The taste of the Palmiers has also been transformed by use of the three sugars.
The wonderful part of eating Palmiers for me has always been that first incredible light and flaky bite with a gentle but satisfying crunch of the sugars. They were sweet, but I have to admit a bit bland.
These cookies had a bit crunchier mouth feel with the addition of the larger grains in this sugar combination, but it perfectly highlighted of the lightness puff pastry. They were also far more flavorful with soft and creamy buttery light caramel flavor with a slight vanilla back taste, and held the lovely fragrance that had perfumed my kitchen.

Clearly, the lack of granulated white sugar in my pantry forced me in discovering a new spin on a cookie that has been a favorite for years
all over the world.
Palmiers (palm cookie) recipe to follow tomorrow…

9 comments:

lois said...

Hello, I've come here via Flickr, Thank you for the tale, it was very interesting.I know only the Demerara from your list, the other I have is the Muscovado - very tasty too :)
Your photos are gorgeous!

feasting-on-pixels (terrie) said...

Salut Lois, merci beaucoup for your visit.
I appreciate your comment and very kind compliment on my images.
I am pleased that you find what I write of interest as I spend a great deal of time on each post researching and photographing things that I love and want to share,
You made my day...!
Merci encore.

katherine said...

i can not find the sanding sugar any where any idea my friend?
I am loving these shots.

feasting-on-pixels (terrie) said...

Salut Katherine,

I get mine at a local craft store "Michale's" that carry a full line of Wilton's baking products. This was the cheapest price for good quality I imagine becouse Wilton's is also a local company.
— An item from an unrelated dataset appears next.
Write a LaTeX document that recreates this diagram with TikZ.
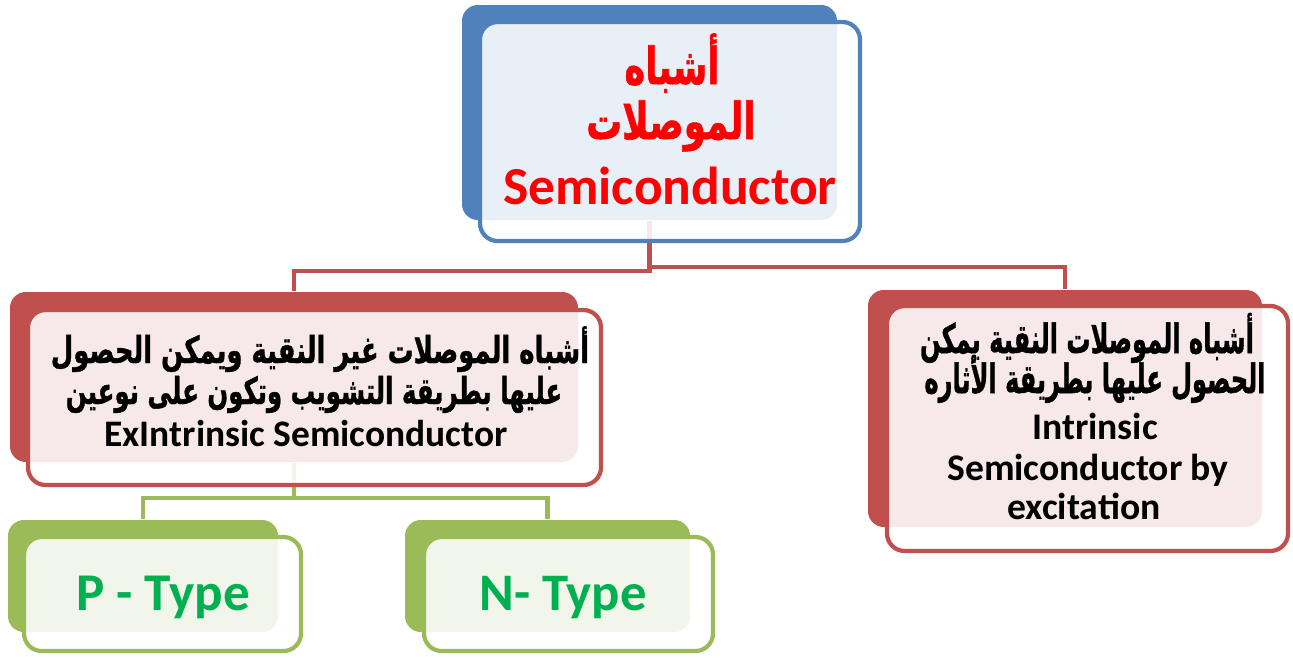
\documentclass[tikz,border=0pt]{standalone}
\usepackage{fontspec}
\setmainfont{Carlito}
\newfontfamily\arabicfont[Script=Arabic, BoldFeatures={FakeBold=1.2}]{DejaVu Sans}
\TeXXeTstate=1
\usetikzlibrary{fit}

\definecolor{rootblue}{HTML}{4F81BD}
\definecolor{branchred}{HTML}{C0504D}
\definecolor{leafgreen}{HTML}{9BBB59}
\definecolor{titlered}{HTML}{FF0000}
\definecolor{typegreen}{HTML}{00B050}

% bold Arabic line, narrowed horizontally by the factor #1
\newcommand{\ar}[2]{\scalebox{#1}[1]{\arabicfont\bfseries #2}}

\tikzset{
  backbox/.style={rounded corners=4.5pt, inner sep=0pt, draw=none, fill=#1},
  frontbox/.style={rounded corners=5pt, inner sep=0pt, draw=#1, line width=1.2pt,
                   fill=white, fill opacity=0.88},
  link/.style={draw=#1, line width=1.15pt},
  line/.style={anchor=base, inner sep=0pt, font=\bfseries}
}

\begin{document}
\begin{tikzpicture}[x=0.01cm, y=-0.01cm]
\useasboundingbox (0,0) rectangle (1293,657);

% back plates
\node[backbox=rootblue,   fit={(462,5) (837,220)}]   (rootback)  {};
\node[backbox=branchred,  fit={(10,292) (578,462)}]  (extback)   {};
\node[backbox=branchred,  fit={(868,290) (1262,527)}] (intback)  {};
\node[backbox=leafgreen,  fit={(8,520) (278,632)}]   (pback)     {};
\node[backbox=leafgreen,  fit={(405,520) (690,632)}] (nback)     {};

% connectors (under the front panels)
\draw[link=branchred] (rootback.south) -- ++(0,50) -| (extback.north);
\draw[link=branchred] (rootback.south) -- ++(0,46) -| (intback.north);
\draw[link=leafgreen] (extback.south) -- ++(0,35) -| (pback.north);
\draw[link=leafgreen] (extback.south) -- ++(0,35) -| (nback.north);

% front panels
\node[frontbox=rootblue,  fit={(480,22) (860,241)}]   (root) {};
\node[frontbox=branchred, fit={(28,310) (601,485)}]   (ext)  {};
\node[frontbox=branchred, fit={(887,306) (1288,551)}] (int)  {};
\node[frontbox=leafgreen, fit={(24,537) (301,651)}]   (ptype) {};
\node[frontbox=leafgreen, fit={(424,537) (713,651)}]  (ntype) {};

% root labels
\begin{scope}[text=titlered]
  \node[line, font=\bfseries\fontsize{14.5}{16}\selectfont] (roota) at (672,84)  {\ar{0.69}{\beginR أشباه\endR}};
  \node[line, font=\bfseries\fontsize{14.5}{16}\selectfont] (rootb) at (671,139) {\ar{0.7}{\beginR الموصلات\endR}};
  \node[line, font=\bfseries\fontsize{15.2}{17}\selectfont] (rootc) at (670,204) {Semiconductor};
\end{scope}

% extrinsic branch labels
\node[line, font=\bfseries\fontsize{10.5}{12}\selectfont] (exta) at (320,363) {\ar{0.7}{\beginR أشباه الموصلات غير النقية ويمكن الحصول\endR}};
\node[line, font=\bfseries\fontsize{10.5}{12}\selectfont] (extb) at (314,404) {\ar{0.662}{\beginR عليها بطريقة التشويب وتكون على نوعين\endR}};
\node[line, font=\bfseries\fontsize{10.65}{12}\selectfont] (extc) at (306,446) {ExIntrinsic Semiconductor};

% intrinsic branch labels
\node[line, font=\bfseries\fontsize{11.5}{13}\selectfont] (inta) at (1087,353) {\ar{0.595}{\beginR أشباه الموصلات النقية يمكن\endR}};
\node[line, font=\bfseries\fontsize{11.5}{13}\selectfont] (intb) at (1095,393) {\ar{0.595}{\beginR الحصول عليها بطريقة الأثاره\endR}};
\node[line, font=\bfseries\fontsize{10.7}{12}\selectfont] (intc) at (1095,439) {Intrinsic};
\node[line, font=\bfseries\fontsize{10.7}{12}\selectfont] (intd) at (1088,480) {Semiconductor by};
\node[line, font=\bfseries\fontsize{10.7}{12}\selectfont] (inte) at (1084,519) {excitation};

% leaf labels
\node[line, text=typegreen, font=\bfseries\fontsize{15.1}{17}\selectfont] (ptext) at (163,610) {P - Type};
\node[line, text=typegreen, font=\bfseries\fontsize{15}{17}\selectfont] (ntext) at (563,610) {N- Type};
\end{tikzpicture}
\end{document}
There are many place to buy Sanding Sugar on the internet as http://www.thebakerskitchen.net/
http://www.sugarcraft.com/
http://www.gourmetsleuth.com/cat_home.asp
and Amazon.
I have bought sugars at all these places and the quality is good, just a bit more expensive.

I usually but a big bag of white sanding sugar and make my own colors with gel food coloring.

Merci for your visit Katherine.

jeanette mistress of longears said...

Too quick with the keyboard! Thanks for the sugar tour...I'm guessing I could find Azucar Morena in my Mexican grocery store...?

feasting-on-pixels (terrie) said...

Salut Jeanette..yes, you can indeed find Azucar Morena sugar in most Hispanic and even in Italian markets that carry a wide range of products.
Merci beaucoups for your visits and support.

culinarycory.com said...

Great explainations on sugar. It's kind of like salt. The difference in grind can make a huge difference in your cooking and baking.

feasting-on-pixels (terrie) said...

Merci Cory for your kind words...

You are so very right, different sugars react so differently in a recipe.
I also love the variety of salts and peppers as well as sugars. Three fairly basic ingredients that change the taste of what is intended depending where they originated or how they are made or where they are collected.
These simple additions can change the taste of a meal for better...or for worse...;-)

If the cook does her (or his) homework...
et viola...a superbe dish...!

A Brush with Color said...

Always educating us--that's what I like! I have seen these but this is wonderful information. comme toujours!